=== What needs to be done ===
Omit the pictures and print exactly the lines of the listing below, starting at the first and ending at the line containing "12200, 12300, 13100]".

=== Recorded information ===
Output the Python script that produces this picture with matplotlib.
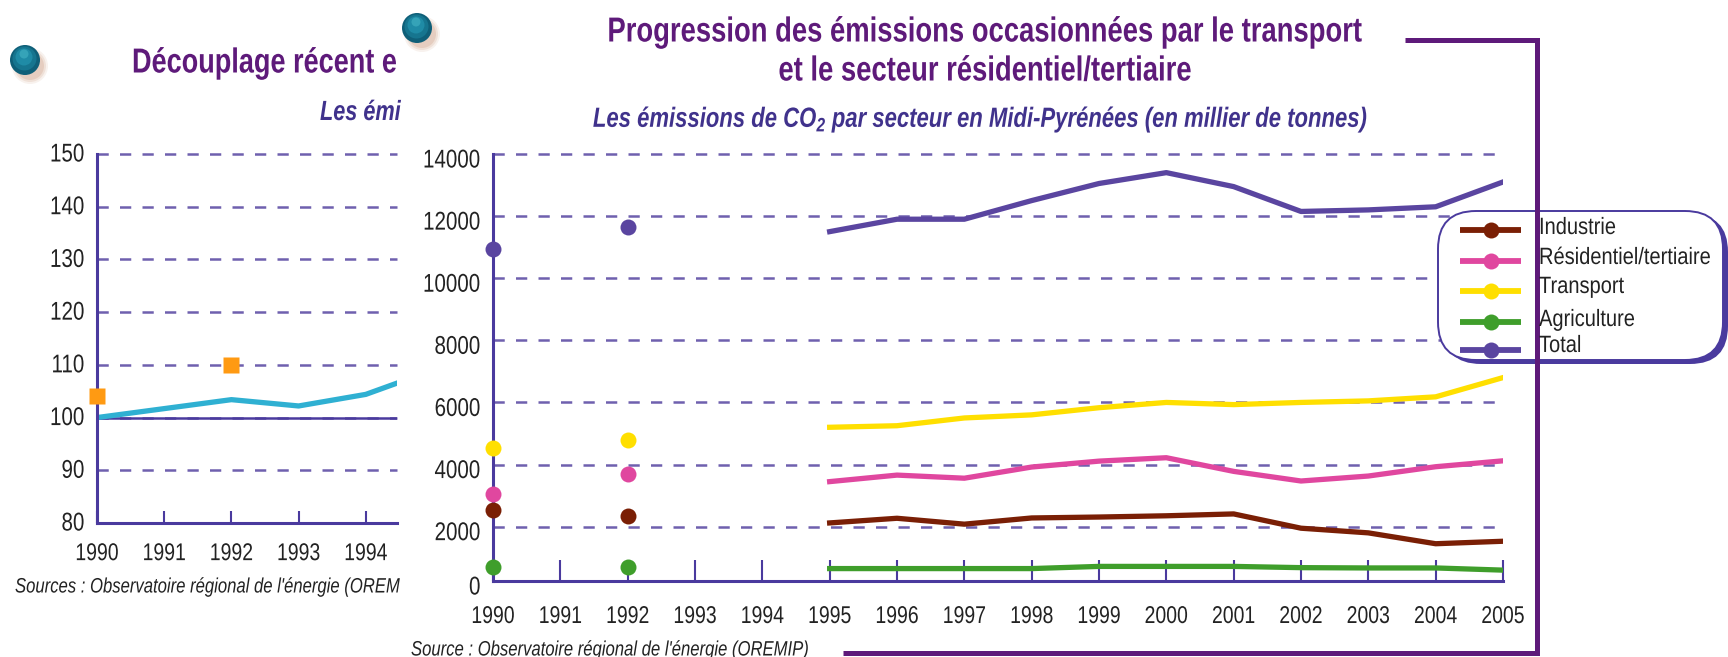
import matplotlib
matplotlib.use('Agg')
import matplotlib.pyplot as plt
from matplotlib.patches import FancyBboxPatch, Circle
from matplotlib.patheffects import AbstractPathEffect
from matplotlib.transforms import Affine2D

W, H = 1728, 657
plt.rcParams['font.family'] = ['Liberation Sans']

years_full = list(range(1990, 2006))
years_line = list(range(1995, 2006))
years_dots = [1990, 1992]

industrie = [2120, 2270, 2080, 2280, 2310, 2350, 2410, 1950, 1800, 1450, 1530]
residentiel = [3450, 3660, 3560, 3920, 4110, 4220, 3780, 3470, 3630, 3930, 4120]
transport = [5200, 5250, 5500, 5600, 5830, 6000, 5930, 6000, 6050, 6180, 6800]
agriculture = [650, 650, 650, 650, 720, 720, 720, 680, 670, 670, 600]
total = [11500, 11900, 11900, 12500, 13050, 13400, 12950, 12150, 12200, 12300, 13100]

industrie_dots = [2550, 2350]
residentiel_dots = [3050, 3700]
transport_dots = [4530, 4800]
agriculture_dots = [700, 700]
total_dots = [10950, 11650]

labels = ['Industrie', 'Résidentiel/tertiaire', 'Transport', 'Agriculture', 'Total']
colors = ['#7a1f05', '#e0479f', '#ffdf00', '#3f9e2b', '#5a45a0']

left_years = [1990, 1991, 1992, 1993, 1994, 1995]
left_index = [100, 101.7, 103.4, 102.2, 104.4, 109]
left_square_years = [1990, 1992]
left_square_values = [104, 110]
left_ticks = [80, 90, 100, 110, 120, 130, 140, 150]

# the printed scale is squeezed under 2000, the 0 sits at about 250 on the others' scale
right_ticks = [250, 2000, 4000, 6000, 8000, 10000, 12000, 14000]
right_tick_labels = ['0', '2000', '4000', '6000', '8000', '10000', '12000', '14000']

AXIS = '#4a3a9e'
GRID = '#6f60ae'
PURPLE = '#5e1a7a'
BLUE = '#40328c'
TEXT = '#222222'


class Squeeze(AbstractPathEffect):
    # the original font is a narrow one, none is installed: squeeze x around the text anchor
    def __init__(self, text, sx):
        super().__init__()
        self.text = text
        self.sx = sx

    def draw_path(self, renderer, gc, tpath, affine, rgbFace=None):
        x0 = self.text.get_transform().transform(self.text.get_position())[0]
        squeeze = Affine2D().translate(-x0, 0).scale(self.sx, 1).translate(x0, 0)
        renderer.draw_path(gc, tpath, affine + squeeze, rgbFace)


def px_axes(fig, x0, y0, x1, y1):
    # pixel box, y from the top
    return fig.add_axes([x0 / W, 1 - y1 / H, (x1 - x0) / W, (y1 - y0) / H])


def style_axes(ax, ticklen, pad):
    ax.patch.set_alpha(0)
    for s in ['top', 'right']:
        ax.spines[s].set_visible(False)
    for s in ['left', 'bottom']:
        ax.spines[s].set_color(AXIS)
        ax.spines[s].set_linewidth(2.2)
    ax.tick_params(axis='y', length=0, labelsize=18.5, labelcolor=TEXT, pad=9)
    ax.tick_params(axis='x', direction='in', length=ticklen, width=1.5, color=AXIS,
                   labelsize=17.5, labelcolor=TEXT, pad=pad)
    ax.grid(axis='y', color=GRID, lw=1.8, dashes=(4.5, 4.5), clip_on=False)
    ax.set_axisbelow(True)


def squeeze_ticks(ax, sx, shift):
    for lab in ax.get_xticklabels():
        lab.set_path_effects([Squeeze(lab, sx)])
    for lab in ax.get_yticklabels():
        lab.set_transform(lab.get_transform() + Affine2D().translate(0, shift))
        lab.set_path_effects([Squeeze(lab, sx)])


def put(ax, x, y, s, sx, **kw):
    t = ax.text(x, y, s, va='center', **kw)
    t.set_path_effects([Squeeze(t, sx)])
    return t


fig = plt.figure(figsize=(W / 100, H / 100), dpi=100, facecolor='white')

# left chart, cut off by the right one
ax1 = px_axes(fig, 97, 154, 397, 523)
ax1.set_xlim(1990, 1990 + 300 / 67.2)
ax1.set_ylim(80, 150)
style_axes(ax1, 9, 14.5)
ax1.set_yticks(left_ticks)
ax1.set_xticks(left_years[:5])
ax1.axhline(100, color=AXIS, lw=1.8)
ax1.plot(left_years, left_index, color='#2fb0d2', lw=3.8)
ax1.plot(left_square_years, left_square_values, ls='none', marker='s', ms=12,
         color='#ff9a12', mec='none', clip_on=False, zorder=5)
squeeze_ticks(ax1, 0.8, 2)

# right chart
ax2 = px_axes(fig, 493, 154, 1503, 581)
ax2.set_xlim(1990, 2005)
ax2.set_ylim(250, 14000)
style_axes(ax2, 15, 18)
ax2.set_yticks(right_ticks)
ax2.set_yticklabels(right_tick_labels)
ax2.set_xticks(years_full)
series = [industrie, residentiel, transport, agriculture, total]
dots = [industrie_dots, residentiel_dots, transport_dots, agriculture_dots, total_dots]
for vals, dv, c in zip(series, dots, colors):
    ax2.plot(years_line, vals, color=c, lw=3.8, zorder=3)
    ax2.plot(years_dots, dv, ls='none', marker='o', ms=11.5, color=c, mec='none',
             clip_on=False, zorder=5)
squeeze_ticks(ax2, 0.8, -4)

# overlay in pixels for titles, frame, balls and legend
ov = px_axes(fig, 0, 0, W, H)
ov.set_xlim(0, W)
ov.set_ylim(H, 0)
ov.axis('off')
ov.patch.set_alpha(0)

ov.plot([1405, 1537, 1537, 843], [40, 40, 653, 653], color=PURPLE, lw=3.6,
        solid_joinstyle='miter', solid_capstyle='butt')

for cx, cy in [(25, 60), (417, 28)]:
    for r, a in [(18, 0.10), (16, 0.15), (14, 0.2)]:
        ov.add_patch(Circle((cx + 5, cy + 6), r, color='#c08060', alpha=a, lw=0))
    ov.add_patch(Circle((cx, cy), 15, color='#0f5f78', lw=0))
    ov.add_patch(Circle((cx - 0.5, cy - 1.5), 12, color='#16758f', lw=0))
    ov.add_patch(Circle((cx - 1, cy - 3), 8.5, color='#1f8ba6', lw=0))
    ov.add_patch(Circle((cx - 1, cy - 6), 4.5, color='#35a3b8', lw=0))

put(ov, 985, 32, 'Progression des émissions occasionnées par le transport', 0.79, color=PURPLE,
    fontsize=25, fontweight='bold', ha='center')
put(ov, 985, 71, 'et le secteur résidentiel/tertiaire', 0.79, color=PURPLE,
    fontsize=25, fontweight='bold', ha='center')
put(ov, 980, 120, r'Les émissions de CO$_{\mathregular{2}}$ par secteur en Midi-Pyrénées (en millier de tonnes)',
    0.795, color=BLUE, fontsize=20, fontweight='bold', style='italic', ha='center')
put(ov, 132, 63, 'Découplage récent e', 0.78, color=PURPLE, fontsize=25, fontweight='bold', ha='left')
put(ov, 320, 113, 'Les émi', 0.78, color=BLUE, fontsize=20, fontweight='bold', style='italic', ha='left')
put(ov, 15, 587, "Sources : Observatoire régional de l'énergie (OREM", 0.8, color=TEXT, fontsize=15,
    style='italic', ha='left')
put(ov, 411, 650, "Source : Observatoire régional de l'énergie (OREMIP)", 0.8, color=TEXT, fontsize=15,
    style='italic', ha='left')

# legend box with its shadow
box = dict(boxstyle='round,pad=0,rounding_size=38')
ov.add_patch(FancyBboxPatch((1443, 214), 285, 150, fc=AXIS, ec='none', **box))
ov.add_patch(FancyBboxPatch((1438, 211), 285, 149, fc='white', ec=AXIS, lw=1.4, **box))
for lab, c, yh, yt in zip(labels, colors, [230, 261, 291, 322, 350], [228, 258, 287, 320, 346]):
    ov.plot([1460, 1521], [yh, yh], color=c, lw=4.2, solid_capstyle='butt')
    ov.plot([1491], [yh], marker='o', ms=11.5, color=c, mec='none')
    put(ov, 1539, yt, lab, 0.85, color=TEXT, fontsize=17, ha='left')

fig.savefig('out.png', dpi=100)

=== Exercise result ===
Output the Python script that produces this picture with matplotlib.
import matplotlib
matplotlib.use('Agg')
import matplotlib.pyplot as plt
from matplotlib.patches import FancyBboxPatch, Circle
from matplotlib.patheffects import AbstractPathEffect
from matplotlib.transforms import Affine2D

W, H = 1728, 657
plt.rcParams['font.family'] = ['Liberation Sans']

years_full = list(range(1990, 2006))
years_line = list(range(1995, 2006))
years_dots = [1990, 1992]

industrie = [2120, 2270, 2080, 2280, 2310, 2350, 2410, 1950, 1800, 1450, 1530]
residentiel = [3450, 3660, 3560, 3920, 4110, 4220, 3780, 3470, 3630, 3930, 4120]
transport = [5200, 5250, 5500, 5600, 5830, 6000, 5930, 6000, 6050, 6180, 6800]
agriculture = [650, 650, 650, 650, 720, 720, 720, 680, 670, 670, 600]
total = [11500, 11900, 11900, 12500, 13050, 13400, 12950, 12150, 12200, 12300, 13100]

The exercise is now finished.